WHAT THIS TASK INVOLVES: It is required that the lines from the top of the listing through the line with "sp2_cb = [8, 67, 106]" be reproduced exactly, excluding pictures.

※

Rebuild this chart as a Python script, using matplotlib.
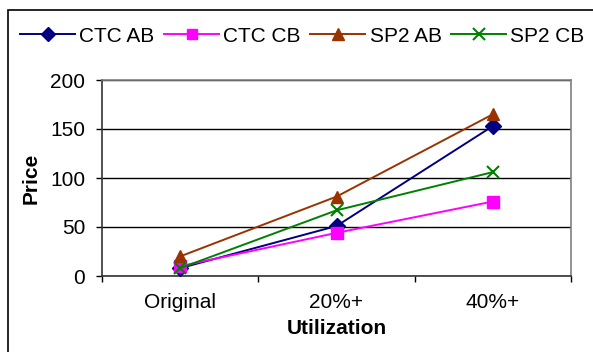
import matplotlib.pyplot as plt
from matplotlib.patches import Rectangle

plt.rcParams['font.family'] = ['Liberation Sans', 'DejaVu Sans']

categories = ['Original', '20%+', '40%+']
ctc_ab = [8, 51, 153]
ctc_cb = [10, 44, 76]
sp2_ab = [20, 81, 165]
sp2_cb = [8, 67, 106]

series = [
    ('CTC AB', ctc_ab, '#000080', 'D', 8),
    ('CTC CB', ctc_cb, '#FF00FF', 's', 8),
    ('SP2 AB', sp2_ab, '#993300', '^', 9),
    ('SP2 CB', sp2_cb, '#008000', 'x', 9),
]

fig = plt.figure(figsize=(5.93, 3.52), dpi=100)
ax = fig.add_axes([102 / 593, 76 / 352, 469 / 593, 196 / 352])

x = range(len(categories))
for name, vals, color, marker, ms in series:
    ax.plot(x, vals, color=color, marker=marker, markersize=ms, lw=1.4,
            markeredgewidth=1.5 if marker == 'x' else 1.0, label=name,
            clip_on=False, zorder=3)

ax.set_xlim(-0.5, 2.5)
ax.set_ylim(0, 200)
ax.set_yticks([0, 50, 100, 150, 200])
ax.yaxis.grid(True, color='black', lw=1)
ax.set_axisbelow(True)

ax.set_xticks([-0.5, 0.5, 1.5, 2.5])
ax.set_xticklabels([])
ax.set_xticks(list(x), minor=True)
ax.set_xticklabels(categories, minor=True)
ax.tick_params(axis='x', which='major', length=4, width=1, direction='out')
ax.tick_params(axis='x', which='minor', length=0, pad=12, labelsize=15)
ax.tick_params(axis='y', length=4, width=1, pad=8, labelsize=15)

for s in ['top', 'right']:
    ax.spines[s].set_color('#808080')
    ax.spines[s].set_linewidth(1.2)
for s in ['left', 'bottom']:
    ax.spines[s].set_color('#333333')
    ax.spines[s].set_linewidth(1.2)

ax.set_xlabel('Utilization', fontsize=15, fontweight='bold', labelpad=5)
ax.set_ylabel('Price', fontsize=15, fontweight='bold', labelpad=7)

fig.legend(loc='center left', bbox_to_anchor=(20 / 593, 1 - 36 / 352),
           ncol=4, frameon=False, fontsize=15, handlelength=2.65,
           handletextpad=0.2, columnspacing=0.45, borderpad=0, borderaxespad=0,
           markerscale=0.9)

fig.patches.append(Rectangle((8 / 593, -0.1), 1.2, 1.1 - 10 / 352,
                             transform=fig.transFigure, fill=False,
                             edgecolor='black', lw=1.2))

fig.savefig('out.png', dpi=100)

※

OUTPUT OF THE TASK:
Rebuild this chart as a Python script, using matplotlib.
import matplotlib.pyplot as plt
from matplotlib.patches import Rectangle

plt.rcParams['font.family'] = ['Liberation Sans', 'DejaVu Sans']

categories = ['Original', '20%+', '40%+']
ctc_ab = [8, 51, 153]
ctc_cb = [10, 44, 76]
sp2_ab = [20, 81, 165]
sp2_cb = [8, 67, 106]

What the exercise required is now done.